There is a trail junction near Holly House where one branch leads to the campground at the Visitor Center 4 miles away and the other branch leads to the Petroglyph View.


This site appears to be a solar shrine/calendar site. Beneath the overhang are 3 circular symbols. Two symbols are spirals and the 3rd is the sun symbol which is made from concentric circles. On the summer solstice a shaft of light bisects the solar symbol and the 2 spirals. If the masonry skills didn't inspire your respect for these people then maybe this solar calendar will clinch it.


The large rocks in the crevice beneath Titled Tower don't look like they occurred there naturally. You can get a better look if you click on the picture and enlarge it.

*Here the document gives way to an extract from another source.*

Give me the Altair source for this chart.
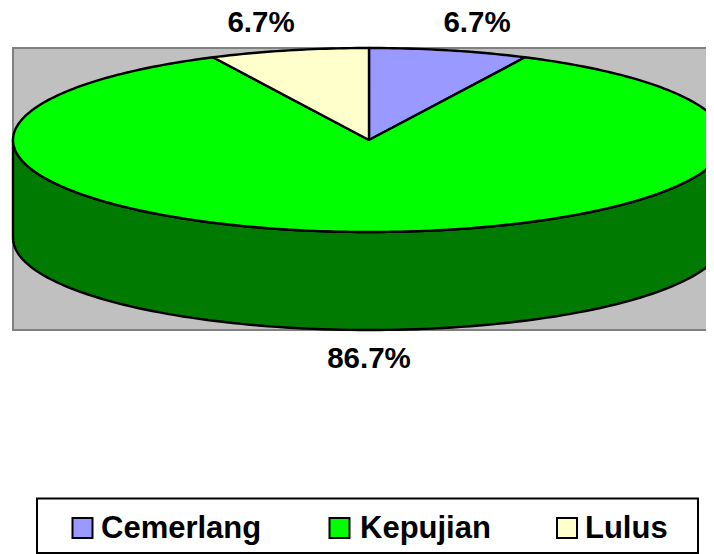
import numpy as np
import pandas as pd
import altair as alt

categories = ["Cemerlang", "Kepujian", "Lulus"]
percent_labels = ["6.7%", "86.7%", "6.7%"]
# apparent sweep of each slice on the tilted disc, degrees
sweeps = [26, 308, 26]
colors = ["#9999FF", "#00FF00", "#FFFFCC"]
side_color = "#007A00"
label_x = [477, 369, 261]
label_y = [32, 368, 32]
legend_swatch_x = [82.5, 339.5, 567]
legend_text_x = [101, 360, 585]
legend_swatch_y = 528
legend_text_y = 538

W, H = 698, 546
cx, cy, rx, ry, depth = 369, 140, 356, 92, 98
x_scale = alt.Scale(domain=[8, 8 + W], range=[0, W], nice=False, zero=False)
y_scale = alt.Scale(domain=[8, 8 + H], range=[0, H], nice=False, zero=False)
X = alt.X("x:Q", scale=x_scale, axis=None)
Y = alt.Y("y:Q", scale=y_scale, axis=None)


def rim(t, dy=0):
    t = np.radians(t)
    return cx + rx * np.sin(t), cy - ry * np.cos(t) + dy


def polygon(xs, ys, color, width=2.4):
    df = pd.DataFrame({"x": xs, "y": ys, "o": np.arange(len(xs))})
    return alt.Chart(df).mark_line(
        fill=color, stroke="black", strokeWidth=width, clip=True, strokeJoin="round", interpolate="linear"
    ).encode(x=X, y=Y, order=alt.Order("o:Q"))


bg = alt.Chart(pd.DataFrame({"x": [13], "x2": [760], "y": [48], "y2": [330]})).mark_rect(
    fill="#C0C0C0", stroke="#808080", strokeWidth=2, clip=True
).encode(x=X, x2="x2:Q", y=Y, y2="y2:Q")

# side wall
t_front = np.arange(90, 271, 1.5)
xa, ya = rim(t_front)
xb, yb = rim(t_front[::-1], depth)
side = polygon(np.r_[xa, xb, xa[0]], np.r_[ya, yb, ya[0]], side_color)

layers = [bg, side]
start = 0
for sweep, color in zip(sweeps, colors):
    t = np.linspace(start, start + sweep, max(int(sweep), 8) + 1)
    xr, yr = rim(t)
    layers.append(polygon(np.r_[cx, xr, cx], np.r_[cy, yr, cy], color))
    start += sweep

labels = pd.DataFrame({"x": label_x, "y": label_y, "t": percent_labels})
layers.append(
    alt.Chart(labels).mark_text(
        font="Liberation Sans", fontWeight="bold", fontSize=29.5, align="center", baseline="alphabetic", color="black"
    ).encode(x=X, y=Y, text="t:N")
)

box = pd.DataFrame({"x": [37], "x2": [698], "y": [498.5], "y2": [553]})
layers.append(
    alt.Chart(box).mark_rect(fill="white", stroke="black", strokeWidth=2).encode(x=X, x2="x2:Q", y=Y, y2="y2:Q")
)
sw = pd.DataFrame({"x": legend_swatch_x, "y": [legend_swatch_y] * 3, "c": categories})
layers.append(
    alt.Chart(sw).mark_point(shape="square", filled=True, size=400, stroke="black", strokeWidth=2, opacity=1).encode(
        x=X, y=Y,
        fill=alt.Fill("c:N", scale=alt.Scale(domain=categories, range=colors), legend=None),
    )
)
lt = pd.DataFrame({"x": legend_text_x, "y": [legend_text_y] * 3, "t": categories})
layers.append(
    alt.Chart(lt).mark_text(
        font="Liberation Sans", fontWeight="bold", fontSize=31, align="left", baseline="alphabetic", color="black"
    ).encode(x=X, y=Y, text="t:N")
)

chart = alt.layer(*layers).properties(
    width=W, height=H, padding=0, autosize=alt.AutoSizeParams(type="none"),
    background="white",
).configure_view(strokeWidth=0)
chart.save("out.html", embed_options={"renderer": "svg", "actions": False})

The Holly Group of ruins seem to have been built with defense in mind. The Holly Tower seems impregnable and like the Square Tower near the Visitor Center it appears to guard the canyons seep. It is hard to imagine that life was all peace and bliss with the ancestral Puebloans and other inhabitants when throughout the southwest you find so many sites built with defensive walls and towers or located in protected alcoves with granaries that are either hidden from site or almost impossible to get to. Perhaps marauders were a constant threat that they had to contend with. Societies seem to have always been plagued with those that prefer stealing over honest labor. My conjectures aside, the Holly Group is worth the trouble that its remote location might present to see the architecture and solar site and to marvel and imagine what life may have been like for its citizens. If you would like to see it for yourself then all you have to do is 'Take a hike'.